JOHANNESBURG, Oct. 10 (Xinhua) -- Profitable summer grain production under present market and production conditions seem an impossible task, the Grain South Africa said on Friday.
Chairman of Grain SA, Neels Ferreira, said current SA Futures Exchange (SAFEX) contracts for maize, soybeans and sunflower seed for delivery in May and July next year and price expectations meant production costs would not be recouped.
"Given the sharp year-on-year increase in input costs, it costs almost 80 percent more than last year to plant summer grain crops."
Ferreira said the price of fertilizer (up 141 to 244 percent), agricultural chemicals (on average up 65 percent), diesel (up 50 percent) and agricultural implements and machinery (on average up by 20 percent) were contributing to the cost increases.
On the output side the price of maize for delivery in July 2009fell to below the level of 1925 rand (SAFEX) on Tuesday, October 7.
This was lower than prices of approximately 2000 rand per ton (SAFEX) achieved in July 2008.
Ferreira said at the same time the price of soybeans and sunflower seed for delivery in May 2009, decreased by approximately 700 rand (down 17 percent) and 1200 rand (down 21 percent) per ton respectively.

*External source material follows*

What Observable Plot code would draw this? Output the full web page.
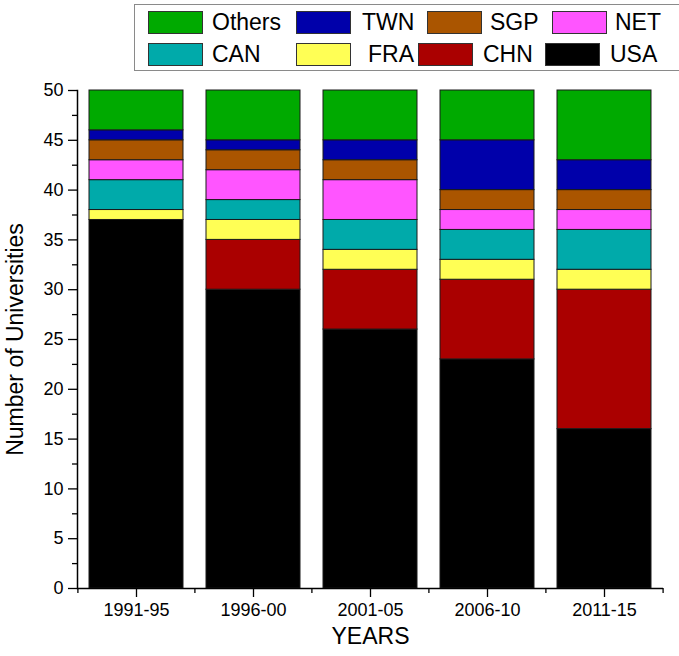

Given these price ratios, Grain South Africa's calculations indicate a negative margin above total costs of approximately 110 rand per ton for maize at an average yield of four ton per hectare.
Ferreira said the result of this was that grain producers could be forced to scale down plantings.
"In a normal year, climate wise, this should not result in a food security crisis.
"However, should weather conditions fall below normal, it could have a negative impact on the availability of grain in the coming season," Ferreira said.
He said the negative trend of the grain input - output ratio would call for increased focus on effective production and marketing by grain farmers.